→ **EXERCISE BRIEF**
Look below for the line with "Generate a Python" and the line with "p.yaxis.axis_label_standoff = 39"; repeat exactly those two lines and all lines between them, but no pictures.

→ **RAW DATA**
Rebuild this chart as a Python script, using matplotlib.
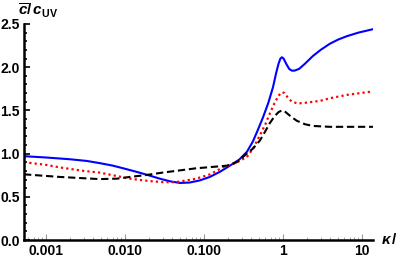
* * *
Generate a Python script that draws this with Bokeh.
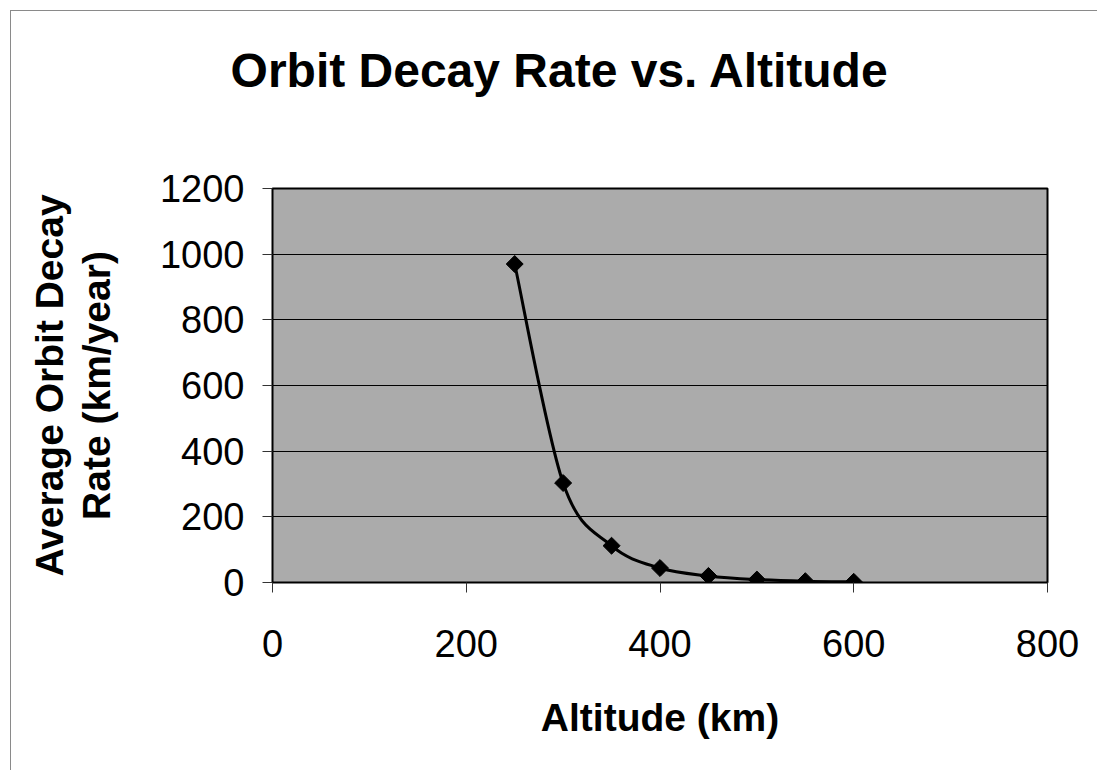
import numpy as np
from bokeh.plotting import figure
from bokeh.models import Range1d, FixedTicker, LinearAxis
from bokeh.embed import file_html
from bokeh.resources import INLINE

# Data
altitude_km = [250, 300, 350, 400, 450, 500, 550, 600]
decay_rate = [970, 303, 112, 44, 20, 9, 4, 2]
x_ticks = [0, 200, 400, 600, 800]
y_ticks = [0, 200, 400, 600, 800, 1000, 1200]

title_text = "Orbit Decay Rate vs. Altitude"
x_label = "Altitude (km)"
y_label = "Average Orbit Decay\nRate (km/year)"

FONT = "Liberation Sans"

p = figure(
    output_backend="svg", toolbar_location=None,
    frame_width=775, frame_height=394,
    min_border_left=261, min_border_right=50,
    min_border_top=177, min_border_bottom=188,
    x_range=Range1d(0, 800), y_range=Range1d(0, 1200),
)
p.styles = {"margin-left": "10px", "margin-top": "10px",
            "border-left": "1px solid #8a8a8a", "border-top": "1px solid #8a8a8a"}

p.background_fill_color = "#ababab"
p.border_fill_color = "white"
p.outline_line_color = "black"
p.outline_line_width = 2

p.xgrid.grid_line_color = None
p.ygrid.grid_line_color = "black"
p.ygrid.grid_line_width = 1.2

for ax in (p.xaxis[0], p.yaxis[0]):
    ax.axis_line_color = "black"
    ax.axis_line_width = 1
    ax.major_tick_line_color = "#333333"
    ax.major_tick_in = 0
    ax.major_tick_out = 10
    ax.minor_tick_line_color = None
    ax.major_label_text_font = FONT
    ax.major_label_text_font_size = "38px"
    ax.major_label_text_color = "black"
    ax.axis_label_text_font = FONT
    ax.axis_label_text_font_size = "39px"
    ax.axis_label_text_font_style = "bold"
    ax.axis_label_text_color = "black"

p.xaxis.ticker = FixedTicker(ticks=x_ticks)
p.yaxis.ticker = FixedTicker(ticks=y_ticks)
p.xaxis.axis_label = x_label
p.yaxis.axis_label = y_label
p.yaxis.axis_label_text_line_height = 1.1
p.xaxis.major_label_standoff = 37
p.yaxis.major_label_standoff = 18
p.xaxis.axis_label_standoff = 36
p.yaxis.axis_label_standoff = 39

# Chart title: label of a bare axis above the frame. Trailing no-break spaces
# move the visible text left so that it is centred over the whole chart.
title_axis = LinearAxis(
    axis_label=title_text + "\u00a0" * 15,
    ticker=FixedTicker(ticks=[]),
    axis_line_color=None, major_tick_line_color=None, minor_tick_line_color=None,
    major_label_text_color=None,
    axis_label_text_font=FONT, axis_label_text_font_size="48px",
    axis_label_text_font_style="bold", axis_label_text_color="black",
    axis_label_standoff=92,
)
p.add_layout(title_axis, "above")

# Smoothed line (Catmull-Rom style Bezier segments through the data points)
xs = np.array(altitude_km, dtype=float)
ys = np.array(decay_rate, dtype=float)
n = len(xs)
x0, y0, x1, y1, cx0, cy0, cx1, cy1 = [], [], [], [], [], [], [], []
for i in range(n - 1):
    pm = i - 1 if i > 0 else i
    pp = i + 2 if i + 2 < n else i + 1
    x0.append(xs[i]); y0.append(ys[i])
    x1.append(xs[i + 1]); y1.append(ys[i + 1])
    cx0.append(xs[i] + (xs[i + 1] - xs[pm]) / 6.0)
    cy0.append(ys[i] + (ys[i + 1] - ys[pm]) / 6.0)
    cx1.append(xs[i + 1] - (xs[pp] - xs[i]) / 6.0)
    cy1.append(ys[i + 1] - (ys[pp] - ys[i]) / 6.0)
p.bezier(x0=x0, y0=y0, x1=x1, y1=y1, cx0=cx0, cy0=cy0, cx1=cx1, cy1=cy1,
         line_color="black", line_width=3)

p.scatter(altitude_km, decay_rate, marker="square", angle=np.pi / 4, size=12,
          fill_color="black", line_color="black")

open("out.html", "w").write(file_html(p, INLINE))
---
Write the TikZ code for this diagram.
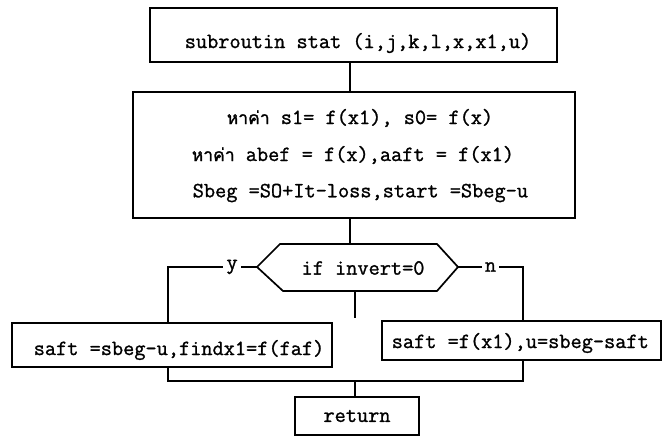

→ **EXERCISE SOLUTION**
Generate a Python script that draws this with Bokeh.
import numpy as np
from bokeh.plotting import figure
from bokeh.models import Range1d, FixedTicker, LinearAxis
from bokeh.embed import file_html
from bokeh.resources import INLINE

# Data
altitude_km = [250, 300, 350, 400, 450, 500, 550, 600]
decay_rate = [970, 303, 112, 44, 20, 9, 4, 2]
x_ticks = [0, 200, 400, 600, 800]
y_ticks = [0, 200, 400, 600, 800, 1000, 1200]

title_text = "Orbit Decay Rate vs. Altitude"
x_label = "Altitude (km)"
y_label = "Average Orbit Decay\nRate (km/year)"

FONT = "Liberation Sans"

p = figure(
    output_backend="svg", toolbar_location=None,
    frame_width=775, frame_height=394,
    min_border_left=261, min_border_right=50,
    min_border_top=177, min_border_bottom=188,
    x_range=Range1d(0, 800), y_range=Range1d(0, 1200),
)
p.styles = {"margin-left": "10px", "margin-top": "10px",
            "border-left": "1px solid #8a8a8a", "border-top": "1px solid #8a8a8a"}

p.background_fill_color = "#ababab"
p.border_fill_color = "white"
p.outline_line_color = "black"
p.outline_line_width = 2

p.xgrid.grid_line_color = None
p.ygrid.grid_line_color = "black"
p.ygrid.grid_line_width = 1.2

for ax in (p.xaxis[0], p.yaxis[0]):
    ax.axis_line_color = "black"
    ax.axis_line_width = 1
    ax.major_tick_line_color = "#333333"
    ax.major_tick_in = 0
    ax.major_tick_out = 10
    ax.minor_tick_line_color = None
    ax.major_label_text_font = FONT
    ax.major_label_text_font_size = "38px"
    ax.major_label_text_color = "black"
    ax.axis_label_text_font = FONT
    ax.axis_label_text_font_size = "39px"
    ax.axis_label_text_font_style = "bold"
    ax.axis_label_text_color = "black"

p.xaxis.ticker = FixedTicker(ticks=x_ticks)
p.yaxis.ticker = FixedTicker(ticks=y_ticks)
p.xaxis.axis_label = x_label
p.yaxis.axis_label = y_label
p.yaxis.axis_label_text_line_height = 1.1
p.xaxis.major_label_standoff = 37
p.yaxis.major_label_standoff = 18
p.xaxis.axis_label_standoff = 36
p.yaxis.axis_label_standoff = 39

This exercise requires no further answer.